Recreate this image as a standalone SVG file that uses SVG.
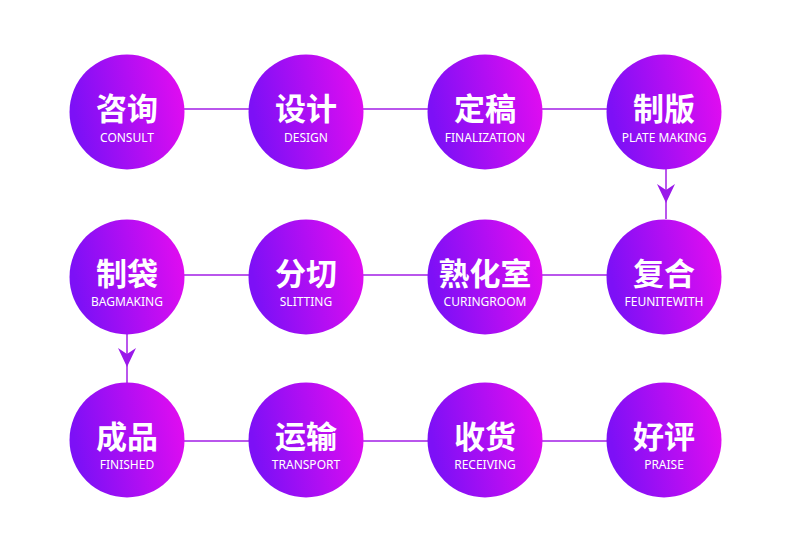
<svg xmlns="http://www.w3.org/2000/svg" width="790" height="547" viewBox="0 0 790 547">
<defs>
<linearGradient id="g" x1="0" y1="0.3" x2="1" y2="0.1">
<stop offset="0" stop-color="#7d10f6"/>
<stop offset="1" stop-color="#e60cf0"/>
</linearGradient>
<style>
.c{fill:url(#g)}
.cn{font-family:"Noto Sans CJK SC",sans-serif;font-weight:700;font-size:31px;fill:#fff;text-anchor:middle}
.en{font-family:"Noto Sans","Open Sans",sans-serif;font-size:12px;fill:#fff;text-anchor:middle}
.ln{stroke:#a21ee6;stroke-width:1.5;fill:none}
.ah{fill:#9a18ea}
</style>
</defs>
<rect width="790" height="547" fill="#fff"/>
<g id="connectors">
<line class="ln" x1="180" y1="109" x2="255" y2="109"/>
<line class="ln" x1="360" y1="109" x2="430" y2="109"/>
<line class="ln" x1="540" y1="109" x2="610" y2="109"/>
<line class="ln" x1="666" y1="168" x2="666" y2="219"/>
<path class="ah" d="M657,184 L666,190 L675,184 L666,203 Z"/>
<line class="ln" x1="180" y1="275" x2="255" y2="275"/>
<line class="ln" x1="360" y1="275" x2="430" y2="275"/>
<line class="ln" x1="540" y1="275" x2="610" y2="275"/>
<line class="ln" x1="127" y1="333" x2="127" y2="383"/>
<path class="ah" d="M118,348 L127,354 L136,348 L127,367 Z"/>
<line class="ln" x1="180" y1="441" x2="255" y2="441"/>
<line class="ln" x1="360" y1="441" x2="430" y2="441"/>
<line class="ln" x1="540" y1="441" x2="610" y2="441"/>
</g>
<g id="n1"><circle class="c" cx="127" cy="112" r="57.5"/><text class="cn" x="127" y="120">咨询</text><text class="en" x="127" y="142">CONSULT</text></g>
<g id="n2"><circle class="c" cx="306" cy="112" r="57.5"/><text class="cn" x="306" y="120">设计</text><text class="en" x="306" y="142">DESIGN</text></g>
<g id="n3"><circle class="c" cx="485" cy="112" r="57.5"/><text class="cn" x="485" y="120">定稿</text><text class="en" x="485" y="142">FINALIZATION</text></g>
<g id="n4"><circle class="c" cx="664" cy="112" r="57.5"/><text class="cn" x="664" y="120">制版</text><text class="en" x="664" y="142">PLATE MAKING</text></g>
<g id="n5"><circle class="c" cx="127" cy="277" r="57.5"/><text class="cn" x="127" y="285">制袋</text><text class="en" x="127" y="306">BAGMAKING</text></g>
<g id="n6"><circle class="c" cx="306" cy="277" r="57.5"/><text class="cn" x="306" y="285">分切</text><text class="en" x="306" y="306">SLITTING</text></g>
<g id="n7"><circle class="c" cx="485" cy="277" r="57.5"/><text class="cn" x="485" y="285">熟化室</text><text class="en" x="485" y="306">CURINGROOM</text></g>
<g id="n8"><circle class="c" cx="664" cy="277" r="57.5"/><text class="cn" x="664" y="285">复合</text><text class="en" x="664" y="306">FEUNITEWITH</text></g>
<g id="n9"><circle class="c" cx="127" cy="440" r="57.5"/><text class="cn" x="127" y="448">成品</text><text class="en" x="127" y="469">FINISHED</text></g>
<g id="n10"><circle class="c" cx="306" cy="440" r="57.5"/><text class="cn" x="306" y="448">运输</text><text class="en" x="306" y="469">TRANSPORT</text></g>
<g id="n11"><circle class="c" cx="485" cy="440" r="57.5"/><text class="cn" x="485" y="448">收货</text><text class="en" x="485" y="469">RECEIVING</text></g>
<g id="n12"><circle class="c" cx="664" cy="440" r="57.5"/><text class="cn" x="664" y="448">好评</text><text class="en" x="664" y="469">PRAISE</text></g>
</svg>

------------

> WHAT IS NEEDED: Repeat the data exactly, without the pictures.

> RESULT BELOW:
Recreate this image as a standalone SVG file that uses SVG.
<svg xmlns="http://www.w3.org/2000/svg" width="790" height="547" viewBox="0 0 790 547">
<defs>
<linearGradient id="g" x1="0" y1="0.3" x2="1" y2="0.1">
<stop offset="0" stop-color="#7d10f6"/>
<stop offset="1" stop-color="#e60cf0"/>
</linearGradient>
<style>
.c{fill:url(#g)}
.cn{font-family:"Noto Sans CJK SC",sans-serif;font-weight:700;font-size:31px;fill:#fff;text-anchor:middle}
.en{font-family:"Noto Sans","Open Sans",sans-serif;font-size:12px;fill:#fff;text-anchor:middle}
.ln{stroke:#a21ee6;stroke-width:1.5;fill:none}
.ah{fill:#9a18ea}
</style>
</defs>
<rect width="790" height="547" fill="#fff"/>
<g id="connectors">
<line class="ln" x1="180" y1="109" x2="255" y2="109"/>
<line class="ln" x1="360" y1="109" x2="430" y2="109"/>
<line class="ln" x1="540" y1="109" x2="610" y2="109"/>
<line class="ln" x1="666" y1="168" x2="666" y2="219"/>
<path class="ah" d="M657,184 L666,190 L675,184 L666,203 Z"/>
<line class="ln" x1="180" y1="275" x2="255" y2="275"/>
<line class="ln" x1="360" y1="275" x2="430" y2="275"/>
<line class="ln" x1="540" y1="275" x2="610" y2="275"/>
<line class="ln" x1="127" y1="333" x2="127" y2="383"/>
<path class="ah" d="M118,348 L127,354 L136,348 L127,367 Z"/>
<line class="ln" x1="180" y1="441" x2="255" y2="441"/>
<line class="ln" x1="360" y1="441" x2="430" y2="441"/>
<line class="ln" x1="540" y1="441" x2="610" y2="441"/>
</g>
<g id="n1"><circle class="c" cx="127" cy="112" r="57.5"/><text class="cn" x="127" y="120">咨询</text><text class="en" x="127" y="142">CONSULT</text></g>
<g id="n2"><circle class="c" cx="306" cy="112" r="57.5"/><text class="cn" x="306" y="120">设计</text><text class="en" x="306" y="142">DESIGN</text></g>
<g id="n3"><circle class="c" cx="485" cy="112" r="57.5"/><text class="cn" x="485" y="120">定稿</text><text class="en" x="485" y="142">FINALIZATION</text></g>
<g id="n4"><circle class="c" cx="664" cy="112" r="57.5"/><text class="cn" x="664" y="120">制版</text><text class="en" x="664" y="142">PLATE MAKING</text></g>
<g id="n5"><circle class="c" cx="127" cy="277" r="57.5"/><text class="cn" x="127" y="285">制袋</text><text class="en" x="127" y="306">BAGMAKING</text></g>
<g id="n6"><circle class="c" cx="306" cy="277" r="57.5"/><text class="cn" x="306" y="285">分切</text><text class="en" x="306" y="306">SLITTING</text></g>
<g id="n7"><circle class="c" cx="485" cy="277" r="57.5"/><text class="cn" x="485" y="285">熟化室</text><text class="en" x="485" y="306">CURINGROOM</text></g>
<g id="n8"><circle class="c" cx="664" cy="277" r="57.5"/><text class="cn" x="664" y="285">复合</text><text class="en" x="664" y="306">FEUNITEWITH</text></g>
<g id="n9"><circle class="c" cx="127" cy="440" r="57.5"/><text class="cn" x="127" y="448">成品</text><text class="en" x="127" y="469">FINISHED</text></g>
<g id="n10"><circle class="c" cx="306" cy="440" r="57.5"/><text class="cn" x="306" y="448">运输</text><text class="en" x="306" y="469">TRANSPORT</text></g>
<g id="n11"><circle class="c" cx="485" cy="440" r="57.5"/><text class="cn" x="485" y="448">收货</text><text class="en" x="485" y="469">RECEIVING</text></g>
<g id="n12"><circle class="c" cx="664" cy="440" r="57.5"/><text class="cn" x="664" y="448">好评</text><text class="en" x="664" y="469">PRAISE</text></g>
</svg>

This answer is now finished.